Favorite book: I could not get by without a Bible. Sometimes I just open it up and get inspiration from whatever page I find. My "go-to" fiction is "Persuasion," by Jane Austen, and I have probably read it 15 times. It is not exactly the same story as mine, but my husband, Paul, and I were college sweethearts and married 30 years later, so I enjoy the story line.

Hidden talent: If I have any talents, they are not really hidden. Most people don't know that I speak a little Japanese, and I am an award-winning textbook author.

Biggest success as a mom: I supported my children in all of the sports and activities they wanted to be involved in and helped them in school. And along the way, they became independent, world-traveled, confident, friendly and well-mannered. I consider them to be really interesting people, and just being their mom is my biggest success.

What are you proud of your kids for? I am proud of both of my children and my stepdaughter for all they have accomplished and for the people they have become. Hillary and Tyler have also married incredible spouses, who are loving and supportive of them, and they have provided me with pride in being a grandmother of three.

What do you do with your grandchildren that you didn't do with your children? Two of my little grandsons are still infants, but I have definitely enjoyed doing things for them and for their parents. August is nearly 2, and he likes to come over to "Gigi's" house. I pretty much let him direct what we are doing. I practically bought my home with grandchildren in mind and have set up the upstairs with toys, the downstairs with a crib and changing table, and we built a swing set in the backyard.

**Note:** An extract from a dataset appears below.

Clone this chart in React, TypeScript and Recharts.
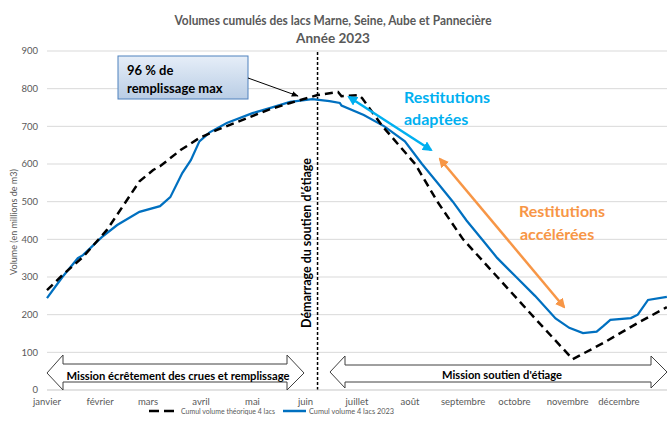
import { LineChart, Line, XAxis, YAxis, CartesianGrid, ReferenceLine } from 'recharts';

// axes
const monthStarts = [0, 31, 59, 90, 120, 151, 181, 212, 243, 273, 304, 334];
const monthLabels = ['janvier', 'février', 'mars', 'avril', 'mai', 'juin', 'juillet', 'août', 'septembre', 'octobre', 'novembre', 'décembre'];
const volumeTicks = [0, 100, 200, 300, 400, 500, 600, 700, 800, 900];

// Cumul volume 4 lacs 2023 (day of year, millions m3)
const realDays = [0, 9, 18, 21, 32, 41, 54, 66, 72, 79, 84, 89, 95, 105, 120, 132, 142, 155, 165, 171, 172, 185, 197, 209, 219, 228, 237, 245, 254, 263, 274, 285, 297, 305, 313, 321, 325, 329, 341, 345, 351, 362];
const realVolumes = [244, 300, 350, 358, 406, 438, 473, 488, 512, 576, 610, 660, 684, 709, 735, 751, 765, 772, 767, 762, 755, 730, 700, 660, 600, 550, 500, 450, 400, 350, 300, 250, 190, 165, 151, 155, 170, 186, 191, 200, 239, 247];

// Cumul volume théorique 4 lacs
const theoDays = [0, 9, 21, 35, 44, 54, 62, 66, 78, 89, 99, 117, 130, 142, 158, 170, 172, 182, 184, 196, 215, 228, 243, 263, 286, 307, 325, 345, 362];
const theoVolumes = [265, 305, 353, 425, 486, 554, 584, 594, 637, 669, 690, 722, 745, 762, 783, 791, 780, 783, 775, 700, 600, 500, 400, 300, 185, 82, 125, 178, 220];

// début du soutien d'étiage
const soutienStart = 158;

const realData = realDays.map((d, i) => ({ day: d, volume: realVolumes[i] }));
const theoData = theoDays.map((d, i) => ({ day: d, volume: theoVolumes[i] }));

const FONT = 'Lato, "Open Sans", sans-serif';
const GREY = '#595959';

function Overlay() {
  return (
    <svg width={667} height={426} style={{ position: 'absolute', left: 0, top: 0, pointerEvents: 'none' }} fontFamily={FONT}>
      <defs>
        <linearGradient id="boxFill" x1="0" y1="0" x2="0" y2="1">
          <stop offset="0%" stopColor="#e6eef8" />
          <stop offset="100%" stopColor="#b9cde5" />
        </linearGradient>
        <marker id="headBlack" viewBox="0 0 10 10" refX="9" refY="5" markerWidth="7" markerHeight="7" orient="auto-start-reverse">
          <path d="M0,1 L10,5 L0,9 z" fill="#000" />
        </marker>
        <marker id="headCyan" viewBox="0 0 10 10" refX="8" refY="5" markerWidth="4" markerHeight="4" orient="auto-start-reverse">
          <path d="M0,0 L10,5 L0,10 z" fill="#00b0f0" />
        </marker>
        <marker id="headOrange" viewBox="0 0 10 10" refX="8" refY="5" markerWidth="4" markerHeight="4" orient="auto-start-reverse">
          <path d="M0,0 L10,5 L0,10 z" fill="#f79646" />
        </marker>
      </defs>

      {/* title */}
      <text x={333} y={25} textAnchor="middle" fontSize={13.5} fontWeight="bold" fill={GREY} textLength={317} lengthAdjust="spacingAndGlyphs">
        Volumes cumulés des lacs Marne, Seine, Aube et Pannecière
      </text>
      <text x={333} y={43} textAnchor="middle" fontSize={13.5} fontWeight="bold" fill={GREY} textLength={74} lengthAdjust="spacingAndGlyphs">
        Année 2023
      </text>

      {/* y label */}
      <text transform="translate(17,222) rotate(-90)" textAnchor="middle" fontSize={9} fill={GREY}>
        Volume (en millions de m3)
      </text>

      {/* 96 % box */}
      <rect x={118} y={56} width={130} height={43} fill="url(#boxFill)" stroke="#4f81bd" strokeWidth={1} />
      <text x={127} y={75} fontSize={13} fontWeight="bold" fill="#000">96 % de</text>
      <text x={127} y={93} fontSize={13} fontWeight="bold" fill="#000">remplissage max</text>
      <line x1={248} y1={78} x2={298} y2={96} stroke="#000" strokeWidth={1} markerEnd="url(#headBlack)" />

      {/* start label */}
      <text transform="translate(306,243) rotate(-90)" textAnchor="middle" dominantBaseline="central" fontSize={12.5} fontWeight="bold" fill="#000">
        Démarrage du soutien d'étiage
      </text>

      {/* restitutions adaptées */}
      <text x={404} y={103} fontSize={16} fontWeight="bold" fill="#00b0f0">Restitutions</text>
      <text x={404} y={125} fontSize={16} fontWeight="bold" fill="#00b0f0">adaptées</text>
      <line x1={349} y1={97} x2={431} y2={150} stroke="#00b0f0" strokeWidth={2.5} markerStart="url(#headCyan)" markerEnd="url(#headCyan)" />

      {/* restitutions accélérées */}
      <text x={519} y={217} fontSize={16} fontWeight="bold" fill="#f79646">Restitutions</text>
      <text x={520} y={240} fontSize={16} fontWeight="bold" fill="#f79646">accélérées</text>
      <line x1={440} y1={159} x2={564} y2={307} stroke="#f79646" strokeWidth={2.5} markerStart="url(#headOrange)" markerEnd="url(#headOrange)" />

      {/* mission arrows */}
      <polygon
        points="47,373 63,355 63,364 287,364 287,355 304,373 287,390 287,382 63,382 63,390"
        fill="#fff" stroke="#404040" strokeWidth={1}
      />
      <text x={178} y={377} textAnchor="middle" dominantBaseline="middle" fontSize={11.5} fontWeight="bold" fill="#000" textLength={223} lengthAdjust="spacingAndGlyphs">
        Mission écrêtement des crues et remplissage
      </text>
      <polygon
        points="330,372 345,356 345,365 651,365 651,356 667,372 651,388 651,382 345,382 345,388"
        fill="#fff" stroke="#404040" strokeWidth={1}
      />
      <text x={502} y={376} textAnchor="middle" dominantBaseline="middle" fontSize={11.5} fontWeight="bold" fill="#000" textLength={120} lengthAdjust="spacingAndGlyphs">
        Mission soutien d'étiage
      </text>

      {/* legend */}
      <line x1={149} y1={411} x2={178} y2={411} stroke="#000" strokeWidth={2.5} strokeDasharray="10 5" />
      <text x={181} y={414} fontSize={8} fill={GREY} textLength={94} lengthAdjust="spacingAndGlyphs">Cumul volume théorique 4 lacs</text>
      <line x1={283} y1={411} x2={306} y2={411} stroke="#0070c0" strokeWidth={2.5} />
      <text x={309} y={414} fontSize={8} fill={GREY} textLength={85} lengthAdjust="spacingAndGlyphs">Cumul volume 4 lacs 2023</text>
    </svg>
  );
}

export default function App() {
  return (
    <div style={{ position: 'absolute', left: 0, top: 0, width: 667, height: 426, overflow: 'hidden', background: '#fff' }}>
      <LineChart width={675} height={426} margin={{ top: 51, right: 3, left: 0, bottom: 16 }}>
        <CartesianGrid vertical={false} stroke="#d9d9d9" />
        <XAxis
          dataKey="day"
          type="number"
          domain={[0, 365]}
          ticks={monthStarts}
          tickFormatter={(d: number) => monthLabels[monthStarts.indexOf(d)]}
          height={20}
          tickLine={false}
          axisLine={{ stroke: '#d9d9d9' }}
          tick={{ fontSize: 9.5, fill: GREY, fontFamily: FONT }}
        />
        <YAxis
          type="number"
          domain={[0, 900]}
          ticks={volumeTicks}
          width={47}
          tickLine={false}
          axisLine={false}
          tickSize={0}
          tickMargin={9}
          tick={{ fontSize: 9.5, fill: GREY, fontFamily: FONT }}
        />
        <ReferenceLine x={soutienStart} stroke="#000" strokeWidth={1.5} strokeDasharray="3 2" />
        <Line
          data={realData}
          dataKey="volume"
          type="linear"
          stroke="#0070c0"
          strokeWidth={2.25}
          dot={false}
          isAnimationActive={false}
        />
        <Line
          data={theoData}
          dataKey="volume"
          type="linear"
          stroke="#000"
          strokeWidth={2.5}
          strokeDasharray="8 5"
          dot={false}
          isAnimationActive={false}
        />
      </LineChart>
      <Overlay />
    </div>
  );
}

I think when my grandchildren are around, my concentration is all about them, unlike when I had my own little ones and I had to manage the house. I would do anything for them and hope they will know it. I only got to see my grandparents once a year so I plan to be a more "hands-on" grandma.

Advice for other moms: I have two thoughts. First, I used to have a plaque on the wall in the nursery that said "Cleaning and scrubbing can wait till tomorrow, for children grow up we've learned to our sorrow. So quiet down cobwebs, dust go to sleep ... I'm rocking my baby, and babies don't keep." That is my best advice: Enjoy your children at each stage of their development, even when you are exhausted. Secondly, as a teacher, I would like to advise moms and dads to be parents to their children and not try to be their best friend. They need boundaries and expectations for behavior, no matter how old they are. Parents are the most important teachers and role models.

What would you tell a younger you? Relax. You don't have to be perfect.